Professor Davis described the current situation as having entered a phase of "regulatory ritualism... where they've got some sort of regulatory system, they pay lip service to it all the time. But the reality is, they don't either support it, or they don't want to fund it".
"Everyone can see that it's not working, but no one's allowed to say it... They don't want to criticise it because they worry they'll lose their funding. And that's why so few people are talking publicly.
"I'm not the only person to say it's clearly not working. There's a problem here. But the current settings don't allow for any voices except for the ones that the government wants to listen to."

Looking to the future
Professor Davis noted that many rights protected by international law are the responsibility of the federal government.

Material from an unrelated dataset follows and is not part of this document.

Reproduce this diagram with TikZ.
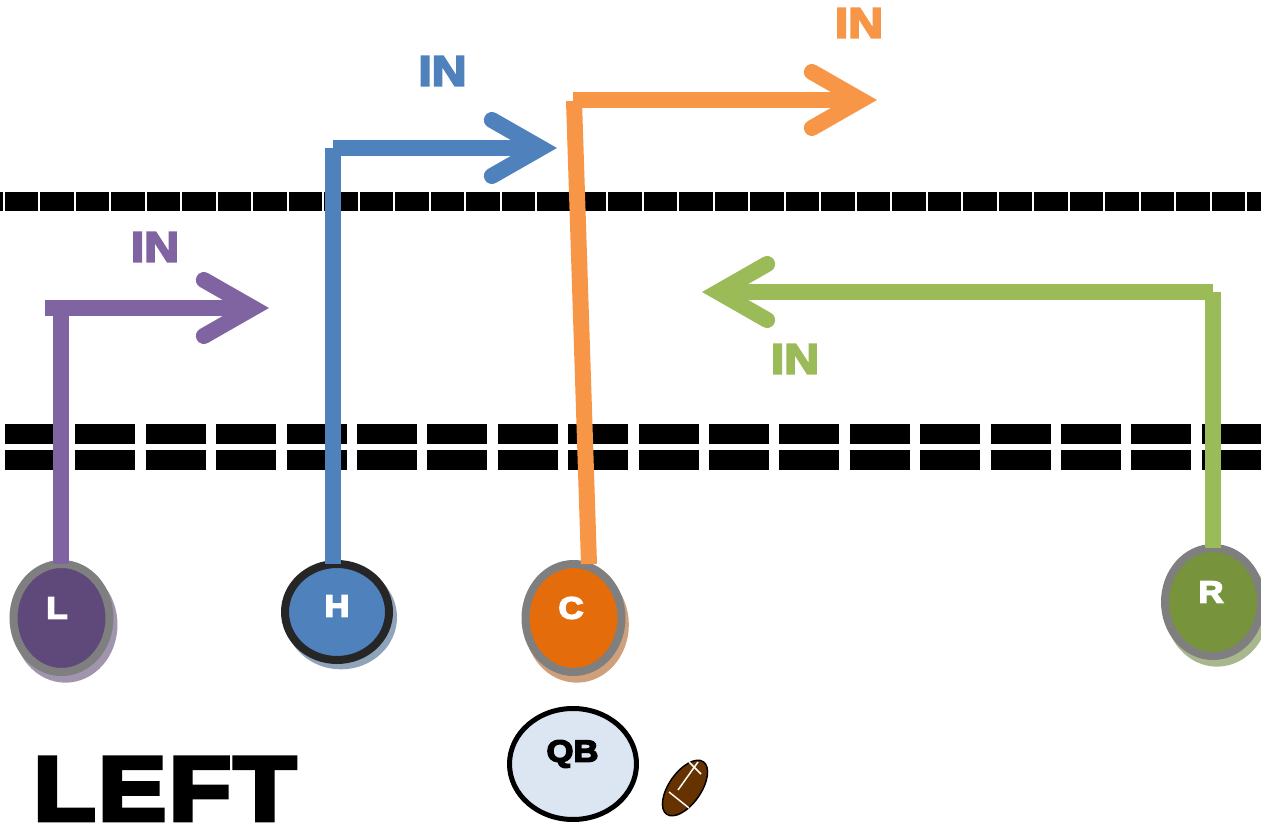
\documentclass[tikz,border=0pt]{standalone}
\usepackage{fontspec}
\usepackage{amsmath}
\usetikzlibrary{arrows.meta}
\usetikzlibrary{shapes.geometric,shadows}
\newfontfamily\heavyfont[BoldFeatures={FakeBold=5,FakeStretch=1.13}]{Liberation Sans}
\definecolor{routepurple}{HTML}{8064A2}
\definecolor{routeblue}{HTML}{4F81BD}
\definecolor{routeorange}{HTML}{F79646}
\definecolor{routegreen}{HTML}{9BBB59}
\definecolor{rim}{HTML}{7F7F7F}
\definecolor{rimdark}{HTML}{262626}
\definecolor{fillpurple}{HTML}{5F497A}
\definecolor{fillorange}{HTML}{E46C0A}
\definecolor{fillgreen}{HTML}{77933C}
\definecolor{fillqb}{HTML}{DCE6F2}
\definecolor{shadowpurple}{HTML}{A095AC}
\definecolor{shadowblue}{HTML}{8FA3BA}
\definecolor{shadoworange}{HTML}{CFA07C}
\definecolor{shadowgreen}{HTML}{A9B78F}
\definecolor{leather}{HTML}{663300}
\tikzset{
    route/.style={line width=12pt,color=#1},
    routetip/.style={route=#1,-{Straight Barb[length=36.75pt,width=42pt,line cap=round]}},
    player/.style n args={4}{ellipse,inner sep=0pt,outer sep=0pt,line width=6pt,
        minimum width=#1*0.75pt,minimum height=#2*0.75pt,draw=#3,fill=#4},
    playershadow/.style n args={3}{general shadow={fill=#1,draw=#1,line width=6pt,shadow xshift=#2pt,shadow yshift=-#3pt}},
    playertext/.style={text=white,font=\heavyfont\bfseries\fontsize{23}{24}\selectfont,inner sep=0pt},
    routetext/.style={text=#1,font=\heavyfont\bfseries\fontsize{32}{33}\selectfont,inner sep=0pt},
    scrimmage/.style={black,line width=14.25pt,dash pattern=on 25.125pt off 1.5pt,dash phase=23.1pt},
    hash/.style={black,line width=15pt,dash pattern=on 45pt off 7.8pt}
}
\begin{document}
\begin{tikzpicture}[x=0.75pt,y=-0.75pt]
            \useasboundingbox (0,0) rectangle (1261,823);
            \coordinate (s1) at (0,201.5);
            \coordinate (s2) at (1261,201.5);
            \coordinate (d1) at (5,434);
            \coordinate (d2) at (1261,434);
            \coordinate (e1) at (5,460);
            \coordinate (e2) at (1261,460);
            \draw[scrimmage] (s1) -- (s2);
            \draw[hash] (d1) -- (d2);
            \draw[hash] (e1) -- (e2);

            \node[player={96}{108}{rim}{fillpurple},playershadow={shadowpurple}{3}{5}] (l) at (61.5,618){};
            \node[player={104}{96}{rimdark}{routeblue},playershadow={shadowblue}{3}{4}] (h) at (337,612){};
            \node[player={96}{108}{rim}{fillorange},playershadow={shadoworange}{2.5}{5}] (c) at (573.5,618){};
            \node[player={96}{108}{rim}{fillgreen},playershadow={shadowgreen}{3}{5}] (r) at (1213,602){};
            \node[ellipse,inner sep=0pt,outer sep=0pt,line width=3.75pt,draw=black,fill=fillqb,
                minimum width=95.25pt,minimum height=83.25pt] (qb) at (573,764){};
            \node[ellipse,inner sep=0pt,outer sep=0pt,line width=1.1pt,draw=black,fill=leather,
                rotate=55,minimum width=48pt,minimum height=24pt] (ball) at (685,788){};
            \draw[white,line width=1.1pt] (678,790) -- (698,762);
            \draw[white,line width=1.1pt] (689,762) -- (701,774);
            \draw[white,line width=1.1pt] (669,792) -- (689,808);

            \coordinate (lturn) at (60.5,308);
            \coordinate (lstart) at (45,308);
            \coordinate (ltip) at (269,308);
            \draw[route=routepurple] (l.north -| lturn) -- (lturn);
            \draw[routetip=routepurple] (lstart) -- (ltip);

            \coordinate (hturn) at (333,148);
            \coordinate (htip) at (557,148);
            \draw[route=routeblue] (h.north -| hturn) -- (hturn);
            \draw[routetip=routeblue] (hturn) -- (htip);

            \coordinate (cfoot) at (589,564);
            \coordinate (cturn) at (574,101);
            \coordinate (cstart) at (573,100);
            \coordinate (ctip) at (877,100);
            \draw[route=routeorange] (cfoot) -- (cturn);
            \draw[routetip=routeorange] (cstart) -- (ctip);

            \coordinate (rturn) at (1213,292);
            \coordinate (rtip) at (702,292);
            \draw[route=routegreen] (r.north) -- (rturn);
            \draw[routetip=routegreen] (rturn) -- (rtip);

            \node[routetext=routepurple] (ltext) at (155,247){IN};
            \node[routetext=routeblue] (htext) at (442.5,71){IN};
            \node[routetext=routeorange] (ctext) at (859,23){IN};
            \node[routetext=routegreen] (rtext) at (795,359){IN};
            \node[playertext] (lname) at (57,608){L};
            \node[playertext] (hname) at (337,606){H};
            \node[playertext] (cname) at (571,608){C};
            \node[playertext] (rname) at (1211,592){R};
            \node[playertext,text=black] (qbname) at (572.5,754){QB};
            \node[anchor=base west,inner sep=0pt,font=\heavyfont\bfseries\fontsize{68}{72}\selectfont\addfontfeature{LetterSpace=2.5}] (side) at (33,820){LEFT};
        \end{tikzpicture}
\end{document}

"The international conventions on rights of the child, protocols on torture and other things like that, the federal government's responsible for their ratification and for it being in place at a state and territory system, but they're not stepping up in that regard," she said.

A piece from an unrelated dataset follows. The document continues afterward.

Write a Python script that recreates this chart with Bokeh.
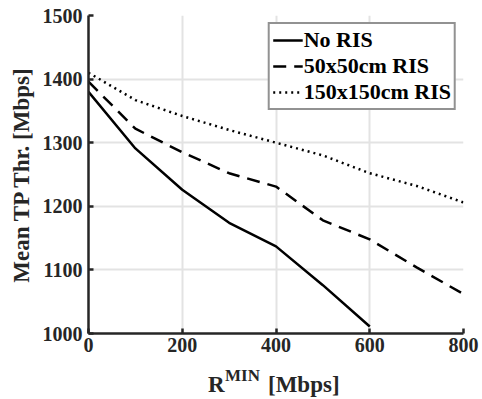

"Over 20 years, the federal government has taken that less and less seriously than it used to. You can see that in the slow reporting on UN mechanisms. I think that's something we have to take into account when we think about how we advocate for particular issues, because you've got to find a way of bringing the Australian people along. That's really critical. That might involve a shift in the way that you articulate things or argue about things. I think that's why the UN Declaration of the Rights of Indigenous Peoples, which I had a hand in drafting, receives no traction.
"They've got the power to do these things and they're choosing not to. And that's something people need to contemplate when they go to the ballot box."
With an eye to the future and the question of political power, Professor Davis noted that more and more voters are moving away from both Labor and the Coalition.
"You can see the voting patterns... Australians have lost faith in the major parties. That is a certain trend. That is something that people need to think about and it's an opportunity for our people."